Here is the full list of funny quotes. These sayings come from the kids at my local school, reader submissions and aggregated from all over the Internet. I'm hoping to make this one of the largest collections of funny kid's sayings around.


You can also add your own sayings, or view 5 random funny quotes!

Bridal garb

My daughter was trying to explain what a veil is and how brides sometimes wear them. She said, "If I get married, I think I'll wear a funny hat!"

Stuck zip

her: my zip is stuck
me: have you been pulling on it?
her: no, just trying to get it up
me: so have you been pulling on it?
her: no, just trying to get it up
me: so you've been pulling on it then
her: no, just trying to get it up
me: no really, have you been pulling on it?
her: yes
She came back to me about 5 minutes later with the same dress and the same problem and the same argument. And this was at about 6pm on a cold night, when she had no reason at all to be fiddling with the zip of a summer dress.

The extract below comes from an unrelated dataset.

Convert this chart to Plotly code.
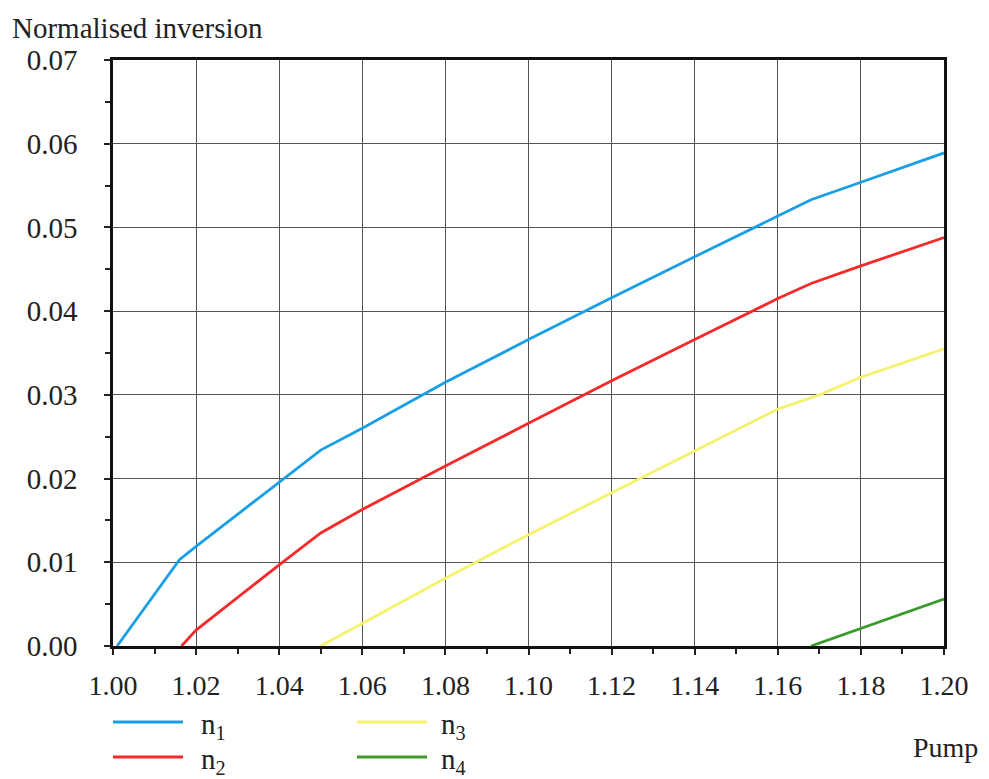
import plotly.graph_objects as go

# Data
n1_x = [1.001, 1.016, 1.020, 1.040, 1.050, 1.060, 1.080, 1.100, 1.120, 1.140, 1.160, 1.168, 1.180, 1.200]
n1_y = [0.0000, 0.0103, 0.0119, 0.0196, 0.0234, 0.0260, 0.0315, 0.0366, 0.0416, 0.0465, 0.0513, 0.0533, 0.0554, 0.0589]
n2_x = [1.0165, 1.020, 1.040, 1.050, 1.060, 1.080, 1.100, 1.120, 1.140, 1.160, 1.168, 1.180, 1.200]
n2_y = [0.0000, 0.0019, 0.0097, 0.0135, 0.0163, 0.0215, 0.0266, 0.0317, 0.0366, 0.0415, 0.0433, 0.0454, 0.0488]
n3_x = [1.050, 1.060, 1.080, 1.100, 1.120, 1.140, 1.160, 1.170, 1.180, 1.200]
n3_y = [0.0000, 0.0027, 0.0081, 0.0133, 0.0183, 0.0233, 0.0283, 0.0300, 0.0321, 0.0355]
n4_x = [1.168, 1.180, 1.200]
n4_y = [0.0000, 0.0021, 0.0056]

series_names = ["n<sub>1</sub>", "n<sub>2</sub>", "n<sub>3</sub>", "n<sub>4</sub>"]
series_colors = ["#1a9fe6", "#f52a2a", "#f5f26e", "#3a9a2a"]

x_ticks = [1.00, 1.02, 1.04, 1.06, 1.08, 1.10, 1.12, 1.14, 1.16, 1.18, 1.20]
y_ticks = [0.00, 0.01, 0.02, 0.03, 0.04, 0.05, 0.06, 0.07]

FONT = "Liberation Serif, Times New Roman, serif"
TXT = "#222222"

fig = go.Figure()
data = [(n1_x, n1_y), (n2_x, n2_y), (n3_x, n3_y), (n4_x, n4_y)]
for (xs, ys), name, col in zip(data, series_names, series_colors):
    fig.add_trace(go.Scatter(x=xs, y=ys, mode="lines", name=name,
                             line=dict(color=col, width=2.8), showlegend=False))

axis_common = dict(
    showgrid=True, gridcolor="#555555", gridwidth=1.2,
    showline=True, linecolor="#111111", linewidth=2.5, mirror=True,
    ticks="outside", ticklen=6, tickwidth=2, tickcolor="#222222",
    zeroline=False, automargin=False,
    minor=dict(ticks="outside", ticklen=5, tickwidth=2, tickcolor="#222222", showgrid=False),
)

fig.update_xaxes(range=[1.0, 1.2], tickvals=x_ticks, tickformat=".2f",
                 ticklabelstandoff=7, tickfont=dict(family=FONT, size=28, color=TXT),
                 **axis_common)
fig.update_xaxes(minor=dict(dtick=0.01, tick0=1.0))
fig.update_yaxes(range=[0.0, 0.07], tickvals=y_ticks, tickformat=".2f",
                 ticklabelstandoff=21, tickfont=dict(family=FONT, size=29, color=TXT),
                 **axis_common)
fig.update_yaxes(minor=dict(dtick=0.005, tick0=0.0))

# Legend drawn as sample lines + labels below the plot (two columns)
leg_x0 = [0.0, 0.0, 0.2936, 0.2936]
leg_x1 = [0.0842, 0.0842, 0.3779, 0.3779]
leg_y = [-0.1297, -0.1894, -0.1297, -0.1894]
leg_tx = [0.1030, 0.1030, 0.3920, 0.3920]

shapes = []
annotations = []
for i in range(4):
    shapes.append(dict(type="line", xref="paper", yref="paper",
                       x0=leg_x0[i], x1=leg_x1[i], y0=leg_y[i], y1=leg_y[i],
                       line=dict(color=series_colors[i], width=3)))
    annotations.append(dict(text=series_names[i], xref="paper", yref="paper",
                            x=leg_tx[i], y=leg_y[i] - 0.006, xanchor="left", yanchor="middle",
                            showarrow=False, font=dict(family=FONT, size=29, color=TXT)))

annotations += [
    dict(text="Normalised inversion", xref="paper", yref="paper",
         x=-0.124, y=1.055, xanchor="left", yanchor="middle", showarrow=False,
         font=dict(family=FONT, size=29, color=TXT)),
    dict(text="Pump", xref="paper", yref="paper",
         x=1.0433, y=-0.174, xanchor="right", yanchor="middle", showarrow=False,
         font=dict(family=FONT, size=28, color=TXT)),
]

# The page body adds an 8px offset, so the figure is 8px smaller and margins shifted
fig.update_layout(
    width=981, height=771,
    margin=dict(l=105, r=45, t=52, b=133),
    paper_bgcolor="white", plot_bgcolor="white",
    font=dict(family=FONT, size=28, color=TXT),
    showlegend=False,
    shapes=shapes,
    annotations=annotations,
)

fig.write_html("out.html")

Can I come to the wedding?

Daughter: 'Mummy, can I go to your wedding?'
Me: 'No sweetheart, I'm already married and I don't plan to get married again.'
Daughter: 'Oh. Is Daddy married?'
Me: 'Yes, Daddy is married to me'
Daughter: 'Oh. And I'm married too.'
Me: 'No, you're not married. When you're much bigger you can get married if you want.'
Daughter: 'Good. I don't want to get married.'

Tough steak

I usually buy good steak if I'm going to buy it, but one time I bought the cheap steak. Well my son was eating and I could see this look on his face, so I asked him what was wrong. He told me "I keep chewing the steak but it won't go away"

Boobie the ripper

Her: You know what I heard some people do?
Me: No, what?
Her: They go around and pull ladies boobies off!
Me: And where did you hear that?
Her: Jordan
Me: And does Jordan usually tell the truth?
Her: No
Me: So do you believe him?
Her: No, cos there's noone in the town with missing boobies.